To get a reliable answer, one must be cleverer. The solution is not better hardware, but better mathematics. By reformulating the problem algebraically, we can cancel out the troublesome small terms before plugging in the numbers. This is a vital lesson in computational science: a deep understanding of the underlying geometry is indispensable for writing robust software that can handle the subtleties of the real world.

So far, we have considered two lines, or a family of lines forming a surface. A mathematician, in their characteristic way, will ask a bolder question: what about the space of all lines? What is the "shape" of the set of every possible line in $\mathbb{R}^3$? This leads us into the fascinating world of topology.

Let's consider a slightly simpler, but still profound, question. What is the nature of the space of all lines that are skew to a particular line, say the $z$-axis? This space turns out to be disconnected; it consists of two completely separate pieces. You can continuously wiggle and slide a line around, but if it starts in one piece, it can never reach the other without becoming parallel to the $z$-axis or intersecting it. This division is related to the "handedness" or orientation of the line's twist around the axis.

This abstract exploration also yields surprising, concrete results. If you take a simple parabola and a line skew to it, how many lines can be simultaneously perpendicular to both?
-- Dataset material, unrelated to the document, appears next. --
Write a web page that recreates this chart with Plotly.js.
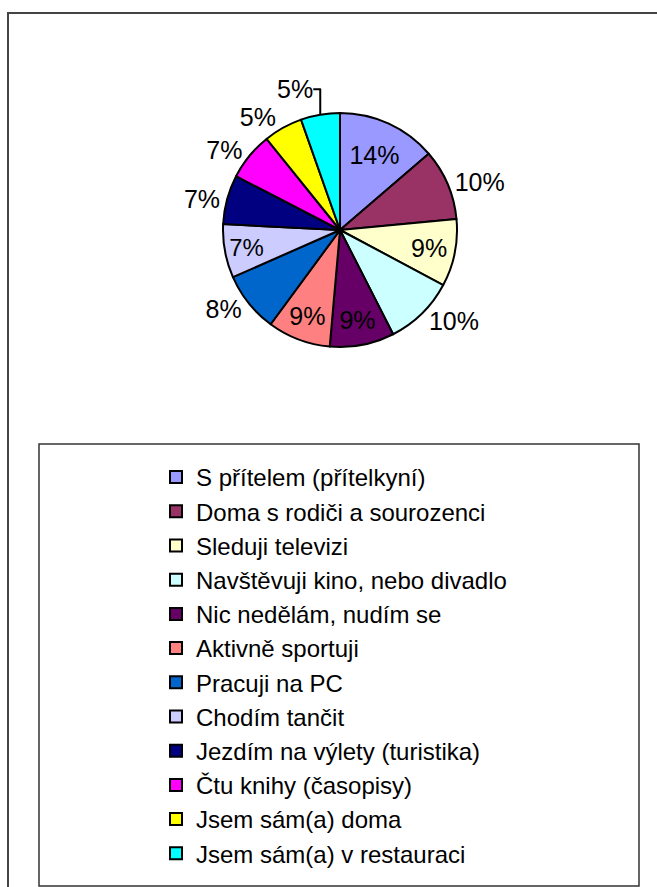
<!DOCTYPE html>
<html>
<head>
<meta charset="utf-8">
<script src="https://cdn.plot.ly/plotly-3.0.1.min.js"></script>
<style>
html,body{margin:0;padding:0;background:#fff;overflow:hidden;}
#chart{width:657px;height:887px;}
</style>
</head>
<body>
<div id="chart"></div>
<script>
const categories = [
  "S přítelem (přítelkyní)",
  "Doma s rodiči a sourozenci",
  "Sleduji televizi",
  "Navštěvuji kino, nebo divadlo",
  "Nic nedělám, nudím se",
  "Aktivně sportuji",
  "Pracuji na PC",
  "Chodím tančit",
  "Jezdím na výlety (turistika)",
  "Čtu knihy (časopisy)",
  "Jsem sám(a) doma",
  "Jsem sám(a) v restauraci"
];
const values = [13.7, 9.8, 9.3, 9.7, 8.9, 8.7, 8.3, 7.4, 6.8, 6.6, 5.4, 5.4];
const colors = ["#9999FF","#993366","#FFFFCC","#CCFFFF","#660066","#FF8080",
                "#0066CC","#CCCCFF","#000080","#FF00FF","#FFFF00","#00FFFF"];
const labelPositions = ["inside","outside","inside","outside","inside","inside",
                        "outside","inside","outside","outside","outside","outside"];

const W = 657, H = 887;
const px = x => x / W;
const py = y => 1 - y / H;
const FONT = "Liberation Sans, Arial, sans-serif";

const trace = {
  type: "pie",
  labels: categories,
  values: values,
  sort: false,
  direction: "clockwise",
  rotation: 0,
  marker: {colors: colors, line: {color: "#000", width: 2}},
  texttemplate: "%{percent:.0%}",
  textposition: labelPositions,
  insidetextorientation: "horizontal",
  textfont: {family: FONT, size: 25, color: "#000"},
  insidetextfont: {family: FONT, size: 25, color: "#000"},
  outsidetextfont: {family: FONT, size: 25, color: "#000"},
  hoverinfo: "none",
  domain: {x: [px(223), px(457)], y: [py(347), py(113)]}
};

const layout = {
  width: W, height: H,
  margin: {l: 0, r: 0, t: 0, b: 0},
  paper_bgcolor: "#fff",
  showlegend: true,
  legend: {
    x: px(156), y: py(455), xanchor: "left", yanchor: "top",
    font: {family: FONT, size: 24, color: "#000"},
    bgcolor: "rgba(0,0,0,0)", borderwidth: 0
  },
  shapes: [
    {type: "rect", xref: "paper", yref: "paper", x0: px(8), x1: px(700), y0: py(13), y1: py(930),
     line: {color: "#444", width: 2}, fillcolor: "rgba(0,0,0,0)", layer: "below"},
    {type: "rect", xref: "paper", yref: "paper", x0: px(39), x1: px(639), y0: py(444), y1: py(886),
     line: {color: "#333", width: 1.5}, fillcolor: "rgba(0,0,0,0)", layer: "below"}
  ],
  font: {family: FONT}
};

Plotly.newPlot("chart", [trace], layout, {staticPlot: true, displayModeBar: false});
</script>
</body>
</html>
One's first guess might be "one," or perhaps "two." The answer, revealed by digging into the algebra that governs the perpendicularity conditions, is three. There are exactly three "common normals." The world of geometry is often richer and less intuitive than we imagine.

From the steel beams of our cities to the fundamental topology of space, the humble concept of skew lines reveals itself as a deep and unifying principle, a testament to the interconnected beauty of the mathematical and physical world.